Retype the lines beneath this one, from the first through the line containing "from matplotlib.patches import Rectangle". Pictures are left out.

:: Collected data ::

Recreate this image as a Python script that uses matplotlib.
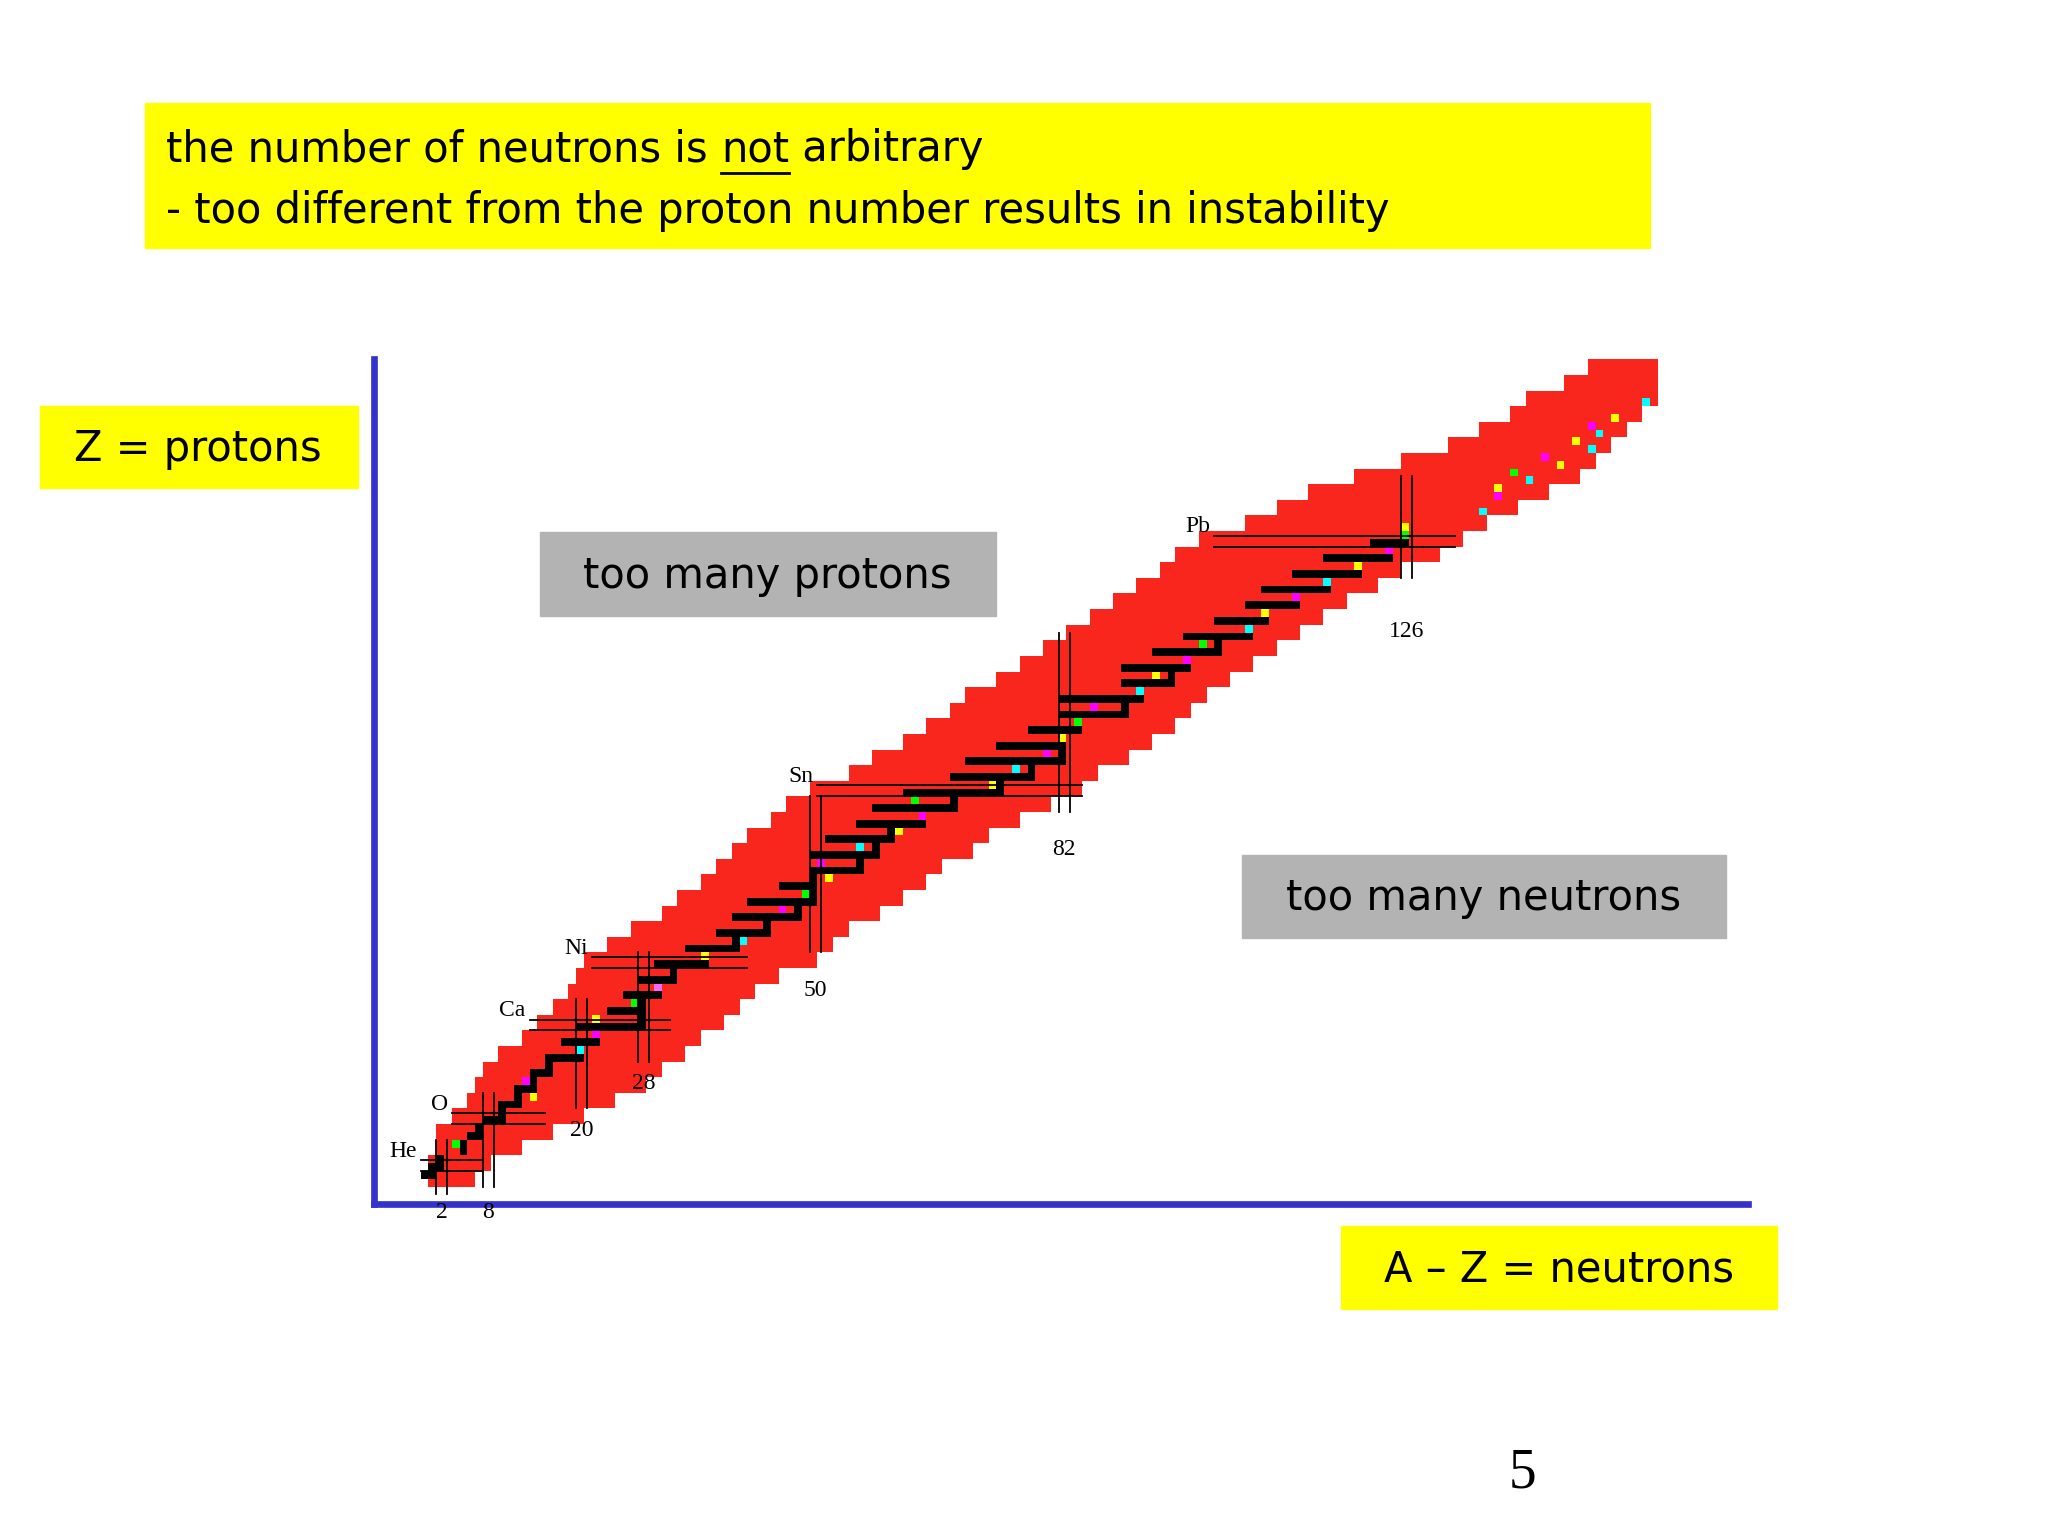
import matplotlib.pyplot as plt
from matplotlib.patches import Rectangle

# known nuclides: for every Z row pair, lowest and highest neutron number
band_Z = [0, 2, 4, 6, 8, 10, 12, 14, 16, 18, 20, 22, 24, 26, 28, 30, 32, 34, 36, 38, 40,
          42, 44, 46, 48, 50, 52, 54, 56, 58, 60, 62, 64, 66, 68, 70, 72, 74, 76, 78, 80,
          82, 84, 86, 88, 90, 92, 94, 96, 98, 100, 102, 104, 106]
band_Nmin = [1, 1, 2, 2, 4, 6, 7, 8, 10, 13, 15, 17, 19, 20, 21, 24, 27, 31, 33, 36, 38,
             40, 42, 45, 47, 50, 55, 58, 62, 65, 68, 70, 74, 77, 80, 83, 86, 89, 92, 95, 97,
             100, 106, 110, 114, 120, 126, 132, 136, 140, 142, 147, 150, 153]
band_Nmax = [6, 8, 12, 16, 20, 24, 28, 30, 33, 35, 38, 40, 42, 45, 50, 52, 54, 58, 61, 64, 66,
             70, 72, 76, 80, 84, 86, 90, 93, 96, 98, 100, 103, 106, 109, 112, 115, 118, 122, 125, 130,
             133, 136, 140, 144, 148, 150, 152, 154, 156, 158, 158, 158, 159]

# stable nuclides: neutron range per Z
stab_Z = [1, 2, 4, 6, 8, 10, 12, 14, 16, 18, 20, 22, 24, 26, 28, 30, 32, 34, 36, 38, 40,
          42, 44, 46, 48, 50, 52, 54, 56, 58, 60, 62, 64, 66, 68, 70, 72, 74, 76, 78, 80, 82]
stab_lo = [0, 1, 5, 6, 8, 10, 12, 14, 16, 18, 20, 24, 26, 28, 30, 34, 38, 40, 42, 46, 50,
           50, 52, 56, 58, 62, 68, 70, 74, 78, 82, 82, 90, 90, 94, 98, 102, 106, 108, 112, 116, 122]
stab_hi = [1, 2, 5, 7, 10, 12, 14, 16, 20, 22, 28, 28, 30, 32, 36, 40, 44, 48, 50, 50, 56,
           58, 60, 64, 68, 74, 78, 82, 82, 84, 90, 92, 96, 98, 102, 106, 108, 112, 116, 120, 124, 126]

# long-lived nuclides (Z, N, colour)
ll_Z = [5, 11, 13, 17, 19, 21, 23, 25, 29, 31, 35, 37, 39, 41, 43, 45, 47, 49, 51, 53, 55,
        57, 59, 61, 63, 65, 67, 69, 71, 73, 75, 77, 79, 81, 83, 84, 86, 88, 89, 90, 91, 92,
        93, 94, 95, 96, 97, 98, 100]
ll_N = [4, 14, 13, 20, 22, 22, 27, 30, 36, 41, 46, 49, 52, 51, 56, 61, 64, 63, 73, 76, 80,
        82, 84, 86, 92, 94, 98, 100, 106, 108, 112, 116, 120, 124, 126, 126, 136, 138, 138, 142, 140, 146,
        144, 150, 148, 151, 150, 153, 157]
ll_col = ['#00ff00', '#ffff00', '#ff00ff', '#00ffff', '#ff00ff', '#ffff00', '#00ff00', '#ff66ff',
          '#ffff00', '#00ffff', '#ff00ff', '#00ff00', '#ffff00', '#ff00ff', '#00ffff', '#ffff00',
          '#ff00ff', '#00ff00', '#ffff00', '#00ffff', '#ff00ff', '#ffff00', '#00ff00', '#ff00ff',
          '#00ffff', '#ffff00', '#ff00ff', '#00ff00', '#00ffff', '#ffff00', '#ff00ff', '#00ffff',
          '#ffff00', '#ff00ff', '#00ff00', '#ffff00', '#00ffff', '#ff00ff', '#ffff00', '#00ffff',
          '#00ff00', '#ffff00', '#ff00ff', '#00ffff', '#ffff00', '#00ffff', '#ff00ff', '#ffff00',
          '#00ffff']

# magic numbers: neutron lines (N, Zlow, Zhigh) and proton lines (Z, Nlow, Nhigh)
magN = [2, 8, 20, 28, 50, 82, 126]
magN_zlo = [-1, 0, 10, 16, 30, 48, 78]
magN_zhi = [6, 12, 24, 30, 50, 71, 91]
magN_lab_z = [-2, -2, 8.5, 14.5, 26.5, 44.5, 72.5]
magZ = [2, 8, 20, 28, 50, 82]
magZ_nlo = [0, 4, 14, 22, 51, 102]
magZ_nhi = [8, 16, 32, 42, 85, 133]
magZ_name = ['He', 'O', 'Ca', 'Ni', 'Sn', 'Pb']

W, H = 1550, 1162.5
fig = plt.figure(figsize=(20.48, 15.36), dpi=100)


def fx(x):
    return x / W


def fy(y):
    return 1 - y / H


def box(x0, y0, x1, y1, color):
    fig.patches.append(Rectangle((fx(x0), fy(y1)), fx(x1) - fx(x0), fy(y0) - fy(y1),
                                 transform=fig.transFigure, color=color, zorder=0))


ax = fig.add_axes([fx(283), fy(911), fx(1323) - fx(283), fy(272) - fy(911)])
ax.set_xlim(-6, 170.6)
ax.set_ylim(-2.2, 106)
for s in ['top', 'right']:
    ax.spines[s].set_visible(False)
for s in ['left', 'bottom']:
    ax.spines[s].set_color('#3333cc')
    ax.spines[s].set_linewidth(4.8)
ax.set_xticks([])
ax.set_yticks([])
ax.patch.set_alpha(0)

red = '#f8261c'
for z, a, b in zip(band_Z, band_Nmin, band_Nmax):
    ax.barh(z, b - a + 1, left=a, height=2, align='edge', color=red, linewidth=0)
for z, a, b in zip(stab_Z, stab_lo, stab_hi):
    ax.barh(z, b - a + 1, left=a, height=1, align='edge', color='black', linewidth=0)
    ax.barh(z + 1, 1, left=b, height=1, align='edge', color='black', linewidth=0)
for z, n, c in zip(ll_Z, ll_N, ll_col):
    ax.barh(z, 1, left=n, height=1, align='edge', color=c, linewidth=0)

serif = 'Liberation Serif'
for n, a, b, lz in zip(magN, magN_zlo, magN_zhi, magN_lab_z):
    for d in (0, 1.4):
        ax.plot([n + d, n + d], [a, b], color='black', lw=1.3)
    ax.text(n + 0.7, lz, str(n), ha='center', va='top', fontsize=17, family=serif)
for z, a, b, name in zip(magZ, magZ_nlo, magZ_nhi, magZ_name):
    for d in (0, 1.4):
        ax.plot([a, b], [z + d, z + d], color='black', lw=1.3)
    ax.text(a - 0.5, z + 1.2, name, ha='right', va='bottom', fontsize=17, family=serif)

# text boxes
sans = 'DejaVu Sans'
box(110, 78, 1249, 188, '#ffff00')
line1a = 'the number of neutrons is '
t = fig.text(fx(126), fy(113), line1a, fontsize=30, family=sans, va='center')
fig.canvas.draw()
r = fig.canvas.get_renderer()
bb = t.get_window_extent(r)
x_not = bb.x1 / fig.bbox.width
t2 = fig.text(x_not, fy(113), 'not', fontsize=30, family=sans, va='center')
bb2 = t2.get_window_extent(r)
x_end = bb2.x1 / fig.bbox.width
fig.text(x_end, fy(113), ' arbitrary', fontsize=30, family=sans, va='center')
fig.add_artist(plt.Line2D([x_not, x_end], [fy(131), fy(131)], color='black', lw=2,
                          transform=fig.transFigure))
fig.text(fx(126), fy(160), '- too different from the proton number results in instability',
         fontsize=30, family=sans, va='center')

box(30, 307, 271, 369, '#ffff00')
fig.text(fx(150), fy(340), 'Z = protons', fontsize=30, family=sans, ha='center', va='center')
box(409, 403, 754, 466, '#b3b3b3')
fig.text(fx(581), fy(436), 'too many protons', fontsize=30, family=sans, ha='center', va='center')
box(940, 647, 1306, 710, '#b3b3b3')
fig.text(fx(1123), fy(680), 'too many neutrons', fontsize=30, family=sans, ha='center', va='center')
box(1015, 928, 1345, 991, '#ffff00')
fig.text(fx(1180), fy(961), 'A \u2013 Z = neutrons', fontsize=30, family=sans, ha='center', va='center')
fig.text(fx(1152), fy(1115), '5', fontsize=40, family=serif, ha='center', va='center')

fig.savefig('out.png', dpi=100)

:::

**Solution below**
Recreate this image as a Python script that uses matplotlib.
import matplotlib.pyplot as plt
from matplotlib.patches import Rectangle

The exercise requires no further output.